I’m not spiritual in the sense of god, or saints, or shrines.  But I do believe in the power of an acoustic guitar and of things made of flour and of heart.  And for me, right now, that’s enough to fill a soul full.

Rosemary Focaccia

Ingredients:

6¼ cups (915g) all-purpose flour, sifted
2 scant tbsp kosher salt
1 tsp instant yeast
3½ cups warm water (a little warmer than room temperature)
¼ cup extra virgin olive oil, plus more for the pan and to drizzle overtop
pinch coarse sea salt
pinch red pepper flakes
2 to 3 tsp minced fresh rosemary

Instructions:

In a large bowl, whisk together the flour, salt, and yeast; add the warm water and stir until all the flour is incorporated and a sticky dough forms.  In a 6-quart container (the bowl of most Kitchen Aids will do) pour in ¼ cup olive oil.

Pour the dough on top of the olive oil and scoop a little oil that pools at the sides of the bowl over top. (It will look like you’ve made a terrible mistake here, the dough will be very loose, almost like porridge.) Cover with plastic wrap and place in the fridge for at least 8 hours and up to 2 days (I’ve been averaging about 24 hours).  The dough will rise and puff up.

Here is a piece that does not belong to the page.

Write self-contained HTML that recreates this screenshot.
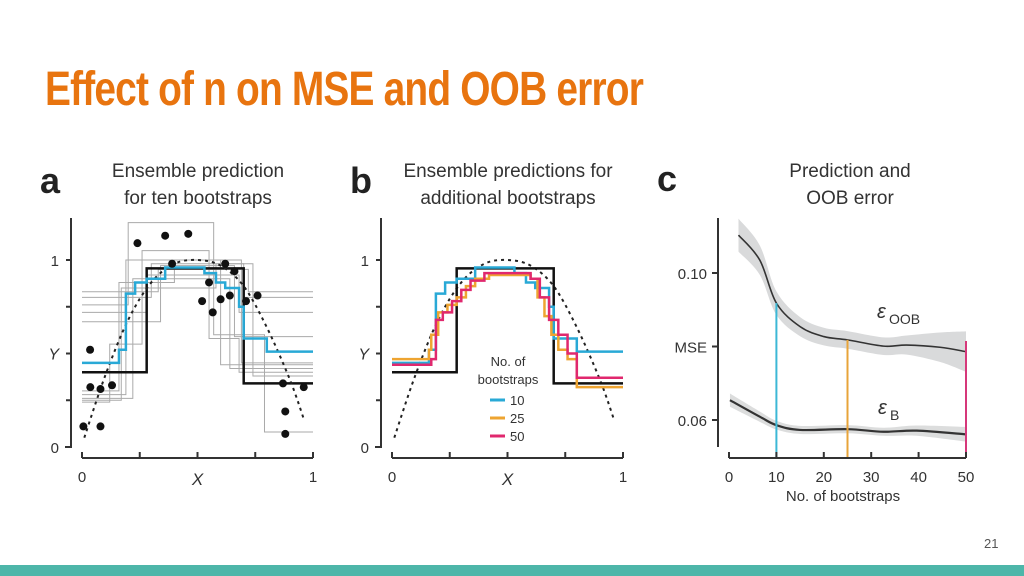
<!DOCTYPE html>
<html><head><meta charset="utf-8"><style>
html,body{margin:0;padding:0;background:#fff;}
#root{position:relative;width:1024px;height:576px;overflow:hidden;background:#fff;font-family:"Liberation Sans",sans-serif;}
#title{position:absolute;left:45px;top:62px;font-family:"Liberation Sans Narrow","Liberation Sans",sans-serif;font-weight:bold;font-size:48px;color:#e8740f;white-space:nowrap;transform-origin:0 0;letter-spacing:-1px;}
#pagenum{position:absolute;left:984px;top:536px;font-size:13px;color:#555;}
#bar{position:absolute;left:0;top:565px;width:1024px;height:11px;background:#4db6a9;}
svg{position:absolute;left:0;top:0;}
</style></head><body>
<div id="root">
<div id="title">Effect of n on MSE and OOB error</div>
<svg id="chart" width="1024" height="576"></svg>
<div id="pagenum">21</div>
<div id="bar"></div>
</div>
<script>
// ---- data ----
const trueStep = [[0,0.40],[0.28,0.955],[0.70,0.34]];
const truthCurve = [[0.01,0.05],[0.1,0.38],[0.2,0.68],[0.3,0.88],[0.4,0.98],[0.5,1.0],[0.6,0.97],[0.7,0.86],[0.8,0.64],[0.9,0.36],[0.96,0.15]];
const blueStep = [[0,0.45],[0.16,0.52],[0.19,0.82],[0.23,0.88],[0.28,0.90],[0.36,0.96],[0.53,0.93],[0.58,0.88],[0.62,0.85],[0.68,0.75],[0.70,0.58],[0.80,0.51]];
const orangeStep = [[0,0.47],[0.16,0.52],[0.17,0.60],[0.20,0.72],[0.24,0.76],[0.28,0.80],[0.32,0.86],[0.36,0.90],[0.42,0.92],[0.60,0.90],[0.63,0.80],[0.66,0.70],[0.69,0.60],[0.72,0.52],[0.76,0.47],[0.80,0.32]];
const magentaStep = [[0,0.44],[0.17,0.47],[0.19,0.68],[0.22,0.72],[0.26,0.78],[0.30,0.84],[0.34,0.89],[0.40,0.93],[0.60,0.90],[0.64,0.80],[0.68,0.68],[0.72,0.60],[0.76,0.50],[0.80,0.37]];
const grayTrees = [
 [[0,0.83],[0.33,0.95],[0.72,0.83]],
 [[0,0.80],[0.30,0.98],[0.70,0.80]],
 [[0,0.76],[0.20,1.2],[0.57,0.60],[0.79,0.08]],
 [[0,0.72],[0.28,0.92],[0.68,0.72]],
 [[0,0.67],[0.34,0.97],[0.66,0.59]],
 [[0,0.30],[0.16,0.88],[0.40,1.0],[0.69,0.45]],
 [[0,0.28],[0.19,1.0],[0.60,0.44]],
 [[0,0.26],[0.22,0.90],[0.64,0.42]],
 [[0,0.25],[0.17,0.85],[0.58,0.98],[0.74,0.38]],
 [[0,0.24],[0.12,0.55],[0.26,1.05],[0.55,0.58],[0.68,0.40]]
];
const pointsX = [0.035,0.036,0.08,0.13,0.006,0.08,0.24,0.36,0.46,0.39,0.52,0.566,0.55,0.60,0.64,0.62,0.66,0.71,0.76,0.87,0.96,0.88,0.88];
const pointsY = [0.52,0.32,0.31,0.33,0.11,0.11,1.09,1.13,1.14,0.98,0.78,0.72,0.88,0.79,0.81,0.98,0.94,0.78,0.81,0.34,0.32,0.19,0.07];
const nBoot = [2,6.5,10,15,20,25,32.6,37.5,44.5,50];
const oobMSE = [0.1103,0.1035,0.0918,0.0854,0.0827,0.0818,0.0801,0.0804,0.0798,0.0786];
const oobBand = [0.0045,0.0040,0.0032,0.0026,0.0024,0.0024,0.0024,0.0026,0.0040,0.0055];
const bBoot = [0.2,6.5,10,15,25,32.6,39.6,50];
const bMSE = [0.0654,0.0609,0.0586,0.0573,0.0575,0.0568,0.0571,0.0561];
const bBand = [0.0018,0.0014,0.0012,0.0011,0.0011,0.0011,0.0014,0.0020];
const markers = [10,25,50];
const markerTops = [0.0918,0.0818,0.0815];
const xTicksAB = ['0','','','','1'];
const xTicksC = [0,10,20,30,40,50];
const yTicksC = [0.06,0.10];

const NS='http://www.w3.org/2000/svg';
const svg=document.getElementById('chart');
function mk(tag,attrs,parent){const e=document.createElementNS(NS,tag);for(const k in attrs)e.setAttribute(k,attrs[k]);(parent||svg).appendChild(e);return e;}
function txt(x,y,s,size,anchor,parent,extra){const t=mk('text',Object.assign({x:x,y:y,'font-size':size,'text-anchor':anchor||'start',fill:'#333','font-family':'Liberation Sans, sans-serif'},extra||{}),parent);t.textContent=s;return t;}
function smooth(pts){let d='M'+pts[0][0]+','+pts[0][1];
 for(let i=0;i<pts.length-1;i++){const p0=pts[Math.max(0,i-1)],p1=pts[i],p2=pts[i+1],p3=pts[Math.min(pts.length-1,i+2)];
  const c1=[p1[0]+(p2[0]-p0[0])/6,p1[1]+(p2[1]-p0[1])/6],c2=[p2[0]-(p3[0]-p1[0])/6,p2[1]-(p3[1]-p1[1])/6];
  d+='C'+c1[0]+','+c1[1]+' '+c2[0]+','+c2[1]+' '+p2[0]+','+p2[1];}
 return d;}

function panelAB(ox,label,t1,t2,id){
  const g=mk('g',{});
  
  
  const X=v=>ox+11+v*231, Y=v=>447-v*187;
  const stepPath=(arr)=>{let d='';arr.forEach((p,i)=>{const x=X(p[0]);const y=Y(p[1]);if(i===0)d+='M'+x+','+y;else d+='L'+x+','+Y(arr[i-1][1])+'L'+x+','+y;});d+='L'+X(1)+','+Y(arr[arr.length-1][1]);return d;};
  const pl=txt(ox-31,193,label,36,'start',g,{'font-weight':'bold',fill:'#222'});
   
  const tt=txt(ox+127,177,t1,19,'middle',g,{fill:'#333'});
   
  txt(ox+127,204,t2,19,'middle',g,{fill:'#333'});
  const ya=mk('path',{d:'M'+ox+',218V447H'+(ox-6),stroke:'#333','stroke-width':2,fill:'none'},g);
   
  [0.25,0.5,0.75,1].forEach(v=>mk('line',{x1:ox-5,x2:ox,y1:Y(v),y2:Y(v),stroke:'#333','stroke-width':2},g));
  txt(ox-12,Y(0)+6,'0',15,'end',g); txt(ox-12,Y(1)+6,'1',15,'end',g);
  txt(ox-12,Y(0.5)+6,'Y',16,'end',g,{'font-style':'italic'});
  const xa=mk('path',{d:'M'+X(0)+',458H'+X(1),stroke:'#333','stroke-width':2,fill:'none'},g);
   
  xTicksAB.forEach((s,i)=>{const v=i/4;mk('line',{x1:X(v),x2:X(v),y1:452,y2:458,stroke:'#333','stroke-width':2},g);if(s)txt(X(v),482,s,15,'middle',g);});
  txt(X(0.5),485,'X',17,'middle',g,{'font-style':'italic'});
  return {g,X,Y,stepPath};
}

// Panel a
const A=panelAB(71,'a','Ensemble prediction','for ten bootstraps','a');
grayTrees.forEach(t=>{const p=mk('path',{d:A.stepPath(t),stroke:'#aaa','stroke-width':1,fill:'none'},A.g);
  });
let pa=mk('path',{d:A.stepPath(trueStep),stroke:'#111','stroke-width':2.5,fill:'none'},A.g);
 
pa=mk('path',{d:smooth(truthCurve.map(p=>[A.X(p[0]),A.Y(p[1])])),stroke:'#222','stroke-width':2,'stroke-dasharray':'3,4',fill:'none'},A.g);
 
pa=mk('path',{d:A.stepPath(blueStep),stroke:'#29a9d6','stroke-width':2.5,fill:'none'},A.g);
 
pointsX.forEach((x,i)=>{const c=mk('circle',{cx:A.X(x),cy:A.Y(pointsY[i]),r:4,fill:'#111'},A.g);
  });

// Panel b
const B=panelAB(381,'b','Ensemble predictions for','additional bootstraps','b');
let pb=mk('path',{d:smooth(truthCurve.map(p=>[B.X(p[0]),B.Y(p[1])])),stroke:'#222','stroke-width':2,'stroke-dasharray':'3,4',fill:'none'},B.g);
 
pb=mk('path',{d:B.stepPath(trueStep),stroke:'#111','stroke-width':2.5,fill:'none'},B.g);
 
pb=mk('path',{d:B.stepPath(blueStep),stroke:'#29a9d6','stroke-width':2.5,fill:'none'},B.g);
 
pb=mk('path',{d:B.stepPath(orangeStep),stroke:'#eea431','stroke-width':2.5,fill:'none'},B.g);
 
pb=mk('path',{d:B.stepPath(magentaStep),stroke:'#e0286e','stroke-width':2.5,fill:'none'},B.g);
 
const lg=mk('g',{},B.g);
 
txt(508,366,'No. of',13,'middle',lg); txt(508,384,'bootstraps',13,'middle',lg);
[['10','#29a9d6'],['25','#eea431'],['50','#e0286e']].forEach((e,i)=>{const y=404+i*18;
 const ln=mk('line',{x1:490,x2:505,y1:y-4,y2:y-4,stroke:e[1],'stroke-width':3},lg);
  
 txt(510,y+1,e[0],13,'start',lg);});

// Panel c
const gc=mk('g',{});
 
const CX=v=>729+v*4.74, CY=v=>420-(v-0.06)*3675;
txt(657,191,'c',36,'start',gc,{'font-weight':'bold',fill:'#222'});
txt(850,177,'Prediction and',19,'middle',gc); txt(850,204,'OOB error',19,'middle',gc);
function band(xs,ys,ws,fill,name){const up=xs.map((x,i)=>[CX(x),CY(ys[i]+ws[i])]);const dn=xs.map((x,i)=>[CX(x),CY(ys[i]-ws[i])]).reverse();
 const d=smooth(up)+'L'+smooth(dn).slice(1)+'Z';
 const p=mk('path',{d:d,fill:fill},gc);
  }
function line(xs,ys,w,name){const p=mk('path',{d:smooth(xs.map((x,i)=>[CX(x),CY(ys[i])])),stroke:'#333','stroke-width':w,fill:'none'},gc);
  }
band(nBoot,oobMSE,oobBand,'#d9dadb','oob-band');
band(bBoot,bMSE,bBand,'#dcdddd','b-band');
line(nBoot,oobMSE,1.6,'oob-error-line');
line(bBoot,bMSE,2.2,'b-error-line');
const mcol=['#3cb8d6','#e8a43a','#d6387a'];
markers.forEach((m,i)=>{const l=mk('line',{x1:CX(m),x2:CX(m),y1:CY(markerTops[i]),y2:458,stroke:mcol[i],'stroke-width':2},gc);
  });
const cya=mk('path',{d:'M718,218V447',stroke:'#333','stroke-width':2,fill:'none'},gc);
 
yTicksC.concat([0.08]).forEach(v=>mk('line',{x1:712,x2:718,y1:CY(v),y2:CY(v),stroke:'#333','stroke-width':2},gc));
yTicksC.forEach(v=>txt(707,CY(v)+6,v.toFixed(2),15,'end',gc));
txt(707,CY(0.08)+6,'MSE',15,'end',gc);
const cxa=mk('path',{d:'M'+CX(0)+',458H'+CX(50),stroke:'#333','stroke-width':2,fill:'none'},gc);
 
xTicksC.forEach(v=>{mk('line',{x1:CX(v),x2:CX(v),y1:452,y2:458,stroke:'#333','stroke-width':2},gc);txt(CX(v),482,String(v),15,'middle',gc);});
txt(843,501,'No. of bootstraps',15,'middle',gc);
txt(877,318,'ε',20,'start',gc,{'font-style':'italic'}); txt(889,324,'OOB',14,'start',gc);
txt(878,414,'ε',20,'start',gc,{'font-style':'italic'}); txt(890,420,'B',14,'start',gc);

// fit title width
const t=document.getElementById('title');const w=t.getBoundingClientRect().width;t.style.transform='scaleX('+(598/w)+')';
</script>
</body></html>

When ready to bake, take the dough from the fridge, oil a baking sheet (about 18 x 13), and pour the dough onto your prepared pan.  Using your hands, spread the dough gently out to the corners, or as close as you can get it.  Let the dough rise until it roughly doubles in volume (about 1 hour).  It is ready when it is puffed up and spread out. 

Meanwhile, in a small bowl combine a tablespoon or two of olive oil with a pinch of red pepper and salt, plus the rosemary. 

Set the oven to 450 degrees.  Make a number of indentations in the puffed dough with your fingers, like you are playing the piano.  Give the olive oil mixture a quick stir and drizzle it evenly over the top of the focaccia, allowing it to pool in the dimples created.

Bake for about 30 minutes, rotating the pan halfway through, until the top turns golden brown.  Let cool on a wire rack and then cut into slices in the pan.

Makes enough for 12 sandwiches (or 24 narrow strips for snacking)

Notes:
-Start this recipe a day ahead.  This may seem annoying, but it’s not a lot of work: there's no kneading.

-The focaccia will last up to 2 days sealed in a plastic bag on the countertop.  If you won’t use all of it right away, it freezes brilliantly.  (If you want it for sandwiches, slice before freezing.)